Breaking It Down: The Chemical Recycling/Mass Balance Debate

Breaking It Down: The Chemical Recycling/Mass Balance Debate

Posted on July 24, 2024 by DrRossH in Plastic Recycling

Proponents say mass balance negates the need to duplicate billions of dollars’ worth of infrastructure to keep recycled and virgin materials separate throughout the value chain, thus enabling scale up. Opponents say making recycled claims on what can’t be physically traced is misleading.

Source: Breaking It Down: The Chemical Recycling/Mass Balance Debate

“There was a bit of a fight in the E.U. among different groups of recyclers.  The concern was pyrolysis operators could get credit allocations they should not get for co-products that are not turned into plastics.
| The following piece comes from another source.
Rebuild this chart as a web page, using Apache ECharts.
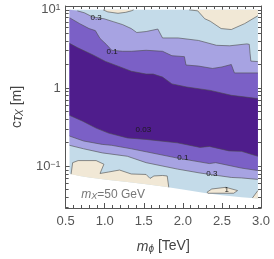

And mechanical and other recyclers would not have a level playing field,” Bell says.

That is where the debate really heats up: determining which products and co-products get credits.

There are three main methods, from those that assign credits liberally to stricter models.

The most lax is “free allocation.” That’s what chemical companies want, says Simon Hann, managing consultant at Eunomia Research & Consulting.

“This approach allows the freedom to allocate credit to whatever product they want. Then there is “fuel exempt,” which says you can allocate credits to anything except fuels (e.g., petro chemicals that may not go into plastics as well as monomers for plastics get credits), which may be 30 percent of what comes out of the steam cracker. And there is “polymers only,” where you can allocate only to what will go to polymers [primarily ethylene or propylene], which is about another 30 or 40 percent,” Hann says.

The debate lately is centered around whether fuel should count as “recycled material”— at least in the U.S. In Europe, fuel is not under consideration.

“This is where a lot of skepticism around free allocation comes in. Some organizations are calling for mass balance claims to be adjusted to ensure no credits are passed to fuel,” Thompson says.